Monday, September 5, 2022

The Jenga Echo Chamber

The great principle of English law is to make business for itself.-- Charles Dickens, Bleak House

 I may have had money once, briefly, forged on the dried grinds of feral welfare culture, once I left behind Daddy’s rat pack wheeling and dealing, but Bed Bath & Beyond , founded in 1971, encapsulated upper caste suburbia I would have never been able to capture on my own without the right marriage, but that was never forthcoming in the bracketed time young women have to recognize and forge the character of the hypothetical man in question, so the death of Gustavo this past Friday, who wasn’t the retailer’s CFO for any great length of time, is not only reminiscent of the 1929 suicides which ushered in The Great Depression, which arguably didn’t end until the GI Bill picked up pace after 1944, it is also a harbinger of the American upper class warped by a pandemic decompression.

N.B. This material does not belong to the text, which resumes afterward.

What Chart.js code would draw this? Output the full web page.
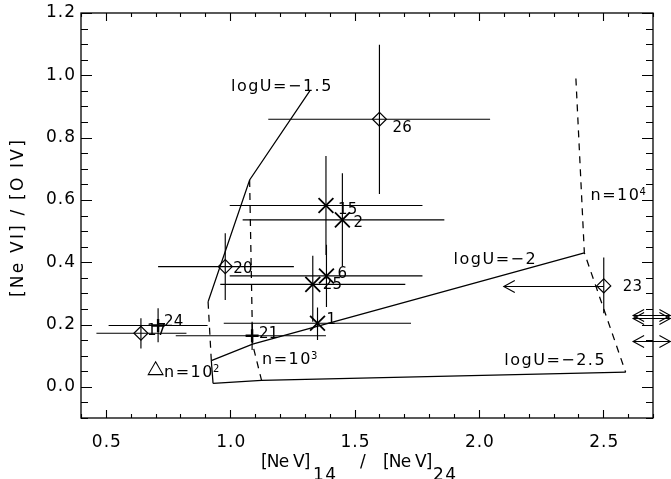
<!DOCTYPE html>
<html>
<head>
<meta charset="utf-8">
<script src="https://cdn.jsdelivr.net/npm/chart.js@4.4.1/dist/chart.umd.min.js"></script>
<style>
  html, body { margin: 0; padding: 0; background: #fff; }
  canvas { display: block; }
</style>
</head>
<body>
<canvas id="c" width="671" height="479"></canvas>
<script>
// ---------- measured line ratios ----------
// open diamonds
const diaIds  = ['26', '20', '17', '23'];
const diaX    = [1.600, 0.980, 0.641, 2.502];
const diaY    = [0.859, 0.386, 0.172, 0.324];
const diaXLo  = [1.153, 0.710, 0.462, null];
const diaXHi  = [2.045, 1.256, 0.824, null];
const diaYLo  = [0.619, 0.279, 0.123, 0.236];
const diaYHi  = [1.098, 0.493, 0.220, 0.415];
const diaXLim = [null, null, null, 2.100];   // upper limit on x (arrow)

// asterisks
const astIds  = ['15', '2', '6', '25', '1'];
const astX    = [1.385, 1.451, 1.387, 1.332, 1.351];
const astY    = [0.582, 0.536, 0.356, 0.329, 0.204];
const astXLo  = [0.998, 1.050, 0.998, 0.960, 0.974];
const astXHi  = [1.773, 1.861, 1.773, 1.704, 1.727];
const astYLo  = [0.423, 0.386, 0.256, 0.209, 0.150];
const astYHi  = [0.741, 0.686, 0.456, 0.421, 0.255];

// crosses
const crsIds  = ['21', '24'];
const crsX    = [1.088, 0.710];
const crsY    = [0.164, 0.197];
const crsXLo  = [0.781, 0.511];
const crsXHi  = [1.385, 0.909];
const crsYLo  = [0.118, 0.143];
const crsYHi  = [0.209, 0.252];

// triangle
const triX = [0.700];
const triY = [0.053];

// sources whose x ratio runs past the right axis
const offY     = [0.232, 0.220, 0.148];
const offXFrom = [2.62, 2.62, 2.62];
const offXTo   = [2.77, 2.77, 2.77];

// photoionization grid: constant ionization parameter
const logUm15X = [0.911, 1.078, 1.320];
const logUm15Y = [0.273, 0.664, 0.950];
const logUm20X = [0.924, 1.090, 2.424];
const logUm20Y = [0.084, 0.137, 0.430];
const logUm25X = [0.931, 1.126, 2.590];
const logUm25Y = [0.011, 0.021, 0.047];
// photoionization grid: constant density
const n1e2X = [0.911, 0.924, 0.931];
const n1e2Y = [0.273, 0.084, 0.011];
const n1e3X = [1.078, 1.090, 1.126];
const n1e3Y = [0.664, 0.137, 0.021];
const n1e4X = [2.390, 2.424, 2.590];
const n1e4Y = [0.990, 0.430, 0.047];

// axis tick labels
const xTickLabels = ['0.5', '1.0', '1.5', '2.0', '2.5'];
const yTickLabels = ['0.0', '0.2', '0.4', '0.6', '0.8', '1.0', '1.2'];

// ---------- helpers ----------
const pts = (xs, ys) => xs.map((x, i) => ({ x, y: ys[i] }));

function errorSegments(xs, ys, xlo, xhi, ylo, yhi) {
  const out = [];
  xs.forEach((x, i) => {
    if (xlo[i] != null) out.push({ x: xlo[i], y: ys[i] }, { x: xhi[i], y: ys[i] }, { x: xhi[i], y: null });
    if (ylo[i] != null) out.push({ x, y: ylo[i] }, { x, y: yhi[i] }, { x, y: null });
  });
  return out;
}

const INK = '#000';
const FONT = '"DejaVu Sans", "Liberation Sans", sans-serif';

function gridLine(xs, ys, dashed) {
  return {
    type: 'line', data: pts(xs, ys), borderColor: INK, borderWidth: 1.25,
    borderDash: dashed ? [7, 6] : [], pointRadius: 0, fill: false, tension: 0
  };
}

const errData = [
  ...errorSegments(diaX, diaY, diaXLo, diaXHi, diaYLo, diaYHi),
  ...errorSegments(astX, astY, astXLo, astXHi, astYLo, astYHi),
  ...errorSegments(crsX, crsY, crsXLo, crsXHi, crsYLo, crsYHi)
];

// label placement next to each marker (pixels: left edge, vertical centre)
const labelOffset = {
  '26': [13, 9], '15': [12, 5], '2': [11, 3], '6': [11, -2], '25': [10, 1], '1': [9, -3],
  '20': [8, 3], '21': [7, -2], '17': [6, -2], '24': [6, -3], '23': [19, 1]
};

// grid annotations, anchored in data units (left edge, baseline)
const gridNotes = [
  { text: 'logU=\u22121.5', x: 1.003, y: 0.950 },
  { text: 'logU=\u22122',   x: 1.898, y: 0.394 },
  { text: 'logU=\u22122.5', x: 2.102, y: 0.070 },
  { text: 'n=10', sup: '3', x: 1.128, y: 0.073 },
  { text: 'n=10', sup: '2', x: 0.734, y: 0.033 },
  { text: 'n=10', sup: '4', x: 2.449, y: 0.600 }
];

function drawText(ctx, s, x, y, size, align, base, spacing) {
  ctx.font = size + 'px ' + FONT;
  ctx.letterSpacing = (spacing || 0) + 'px';
  ctx.textAlign = align;
  ctx.textBaseline = base;
  ctx.fillText(s, x, y);
}

function arrowHead(ctx, tipX, tipY, dir) {
  const L = 11, H = 6;
  ctx.beginPath();
  ctx.moveTo(tipX - dir * L, tipY - H);
  ctx.lineTo(tipX, tipY);
  ctx.lineTo(tipX - dir * L, tipY + H);
  ctx.stroke();
}

const framePlugin = {
  id: 'frame',
  afterDatasetsDraw(chart) {
    const { ctx, chartArea: a, scales: { x, y } } = chart;
    ctx.save();
    ctx.strokeStyle = INK;
    ctx.fillStyle = INK;

    // axis box
    ctx.lineWidth = 1.3;
    ctx.strokeRect(a.left, a.top, a.right - a.left, a.bottom - a.top);

    // inward ticks on all four sides
    ctx.lineWidth = 1.1;
    ctx.beginPath();
    for (let i = 4; i <= 27; i++) {
      const px = Math.round(x.getPixelForValue(i / 10)) + 0.5;
      const len = i % 5 === 0 ? 8 : 4;
      ctx.moveTo(px, a.bottom); ctx.lineTo(px, a.bottom - len);
      ctx.moveTo(px, a.top);    ctx.lineTo(px, a.top + len);
    }
    for (let i = -2; i <= 24; i++) {
      const py = Math.round(y.getPixelForValue(i * 0.05)) + 0.5;
      const len = i % 4 === 0 ? 11 : 7;
      ctx.moveTo(a.left, py);  ctx.lineTo(a.left + len, py);
      ctx.moveTo(a.right, py); ctx.lineTo(a.right - len, py);
    }
    ctx.stroke();

    // tick labels
    xTickLabels.forEach(l => drawText(ctx, l, x.getPixelForValue(parseFloat(l)) + 1, a.bottom + 25, 17, 'center', 'middle', 1));
    yTickLabels.forEach(l => drawText(ctx, l, a.left - 5, y.getPixelForValue(parseFloat(l)), 17, 'right', 'middle', 1));

    // x title with subscripts
    const cx = (a.left + a.right) / 2;
    drawText(ctx, '[Ne V]', cx - 106, a.bottom + 49, 17, 'left', 'alphabetic', -0.8);
    drawText(ctx, '14',     cx - 54,  a.bottom + 62, 17, 'left', 'alphabetic', 1.5);
    drawText(ctx, '/',      cx - 7,   a.bottom + 49, 17, 'left', 'alphabetic', 0);
    drawText(ctx, '[Ne V]', cx + 16,  a.bottom + 49, 17, 'left', 'alphabetic', -0.8);
    drawText(ctx, '24',     cx + 66,  a.bottom + 62, 17, 'left', 'alphabetic', 1.5);

    // y title
    ctx.save();
    ctx.translate(19, (a.top + a.bottom) / 2 + 2);
    ctx.rotate(-Math.PI / 2);
    drawText(ctx, '[Ne VI] / [O IV]', 0, 0, 17, 'center', 'middle', 2.2);
    ctx.restore();

    // source labels
    const labelSet = (ids, xs, ys) => ids.forEach((id, i) => {
      const o = labelOffset[id] || [8, 0];
      drawText(ctx, id, x.getPixelForValue(xs[i]) + o[0], y.getPixelForValue(ys[i]) + o[1], 15, 'left', 'middle', 0.2);
    });
    labelSet(diaIds, diaX, diaY);
    labelSet(astIds, astX, astY);
    labelSet(crsIds, crsX, crsY);

    // grid annotations
    gridNotes.forEach(n => {
      const px = x.getPixelForValue(n.x), py = y.getPixelForValue(n.y);
      drawText(ctx, n.text, px, py, 16, 'left', 'alphabetic', 1.5);
      if (n.sup) {
        ctx.font = '16px ' + FONT;
        ctx.letterSpacing = '1.5px';
        const w = ctx.measureText(n.text).width;
        drawText(ctx, n.sup, px + w - 1, py - 5, 10, 'left', 'alphabetic', 0);
      }
    });

    // upper limits in x
    ctx.lineWidth = 1.1;
    diaXLim.forEach((lim, i) => {
      if (lim == null) return;
      const x0 = x.getPixelForValue(diaX[i]), x1 = x.getPixelForValue(lim);
      const py = Math.round(y.getPixelForValue(diaY[i])) + 0.5;
      ctx.beginPath(); ctx.moveTo(x0, py); ctx.lineTo(x1, py); ctx.stroke();
      arrowHead(ctx, x1, py, -1);
    });

    // off-scale sources: double arrows at the right edge
    offY.forEach((v, i) => {
      const py = Math.round(y.getPixelForValue(v)) + 0.5;
      const x0 = x.getPixelForValue(offXFrom[i]), x1 = x.getPixelForValue(offXTo[i]);
      ctx.beginPath(); ctx.moveTo(x0, py); ctx.lineTo(x1, py); ctx.stroke();
      arrowHead(ctx, x0, py, -1);
      arrowHead(ctx, x1, py, 1);
    });

    ctx.restore();
  }
};

new Chart(document.getElementById('c'), {
  type: 'scatter',
  data: {
    datasets: [
      { label: 'diamonds', data: pts(diaX, diaY), pointStyle: 'rectRot', pointRadius: 7,
        borderColor: INK, backgroundColor: 'rgba(0,0,0,0)', borderWidth: 1.2 },
      { label: 'asterisks', data: pts(astX, astY), pointStyle: 'crossRot', pointRadius: 10.5,
        borderColor: INK, backgroundColor: INK, borderWidth: 1.8 },
      { label: 'crosses', data: pts(crsX, crsY), pointStyle: 'cross', pointRadius: 6.5,
        borderColor: INK, backgroundColor: INK, borderWidth: 2.4 },
      { label: 'triangle', data: pts(triX, triY), pointStyle: 'triangle', pointRadius: 8.5,
        borderColor: INK, backgroundColor: 'rgba(0,0,0,0)', borderWidth: 1.1 },
      { type: 'line', label: 'errors', data: errData, borderColor: INK, borderWidth: 1.15,
        pointRadius: 0, spanGaps: false, fill: false },
      gridLine(logUm15X, logUm15Y, false),
      gridLine(logUm20X, logUm20Y, false),
      gridLine(logUm25X, logUm25Y, false),
      Object.assign(gridLine(n1e2X, n1e2Y, true), {
        segment: { borderDash: c => (c.p0DataIndex === 0 ? [7, 6] : []) }
      }),
      gridLine(n1e3X, n1e3Y, true),
      gridLine(n1e4X, n1e4Y, true)
    ]
  },
  options: {
    responsive: false,
    animation: false,
    events: [],
    layout: { padding: { left: 81, top: 13, right: 18, bottom: 61 } },
    scales: {
      x: { type: 'linear', min: 0.4, max: 2.7, display: false },
      y: { type: 'linear', min: -0.1, max: 1.2, display: false }
    },
    plugins: { legend: { display: false }, tooltip: { enabled: false } }
  },
  plugins: [framePlugin]
});
</script>
</body>
</html>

Not only will the last boomer deaths signify the loss of what life was like before the digital age, but there never will be a reverting back to normal  after COVID-19, ever, not when otherwise reasonably ambulatory men like Amal emote beyond rationality in such a spectacular fashion. Businesses fail, even in state model economies, and one man’s ruin is not necessarily only one step out of the gutter, beaten to a pulp, horizon eclipsed and narrowed by the weaknesses of age. This same sort of visceral reaction pierced the gut when Robin Williams took his life in 2014. The comedian, however, in the passage of time, had a debilitating diagnosis. Amal had pressure. Some of us should be so lucky to still have a head in the game.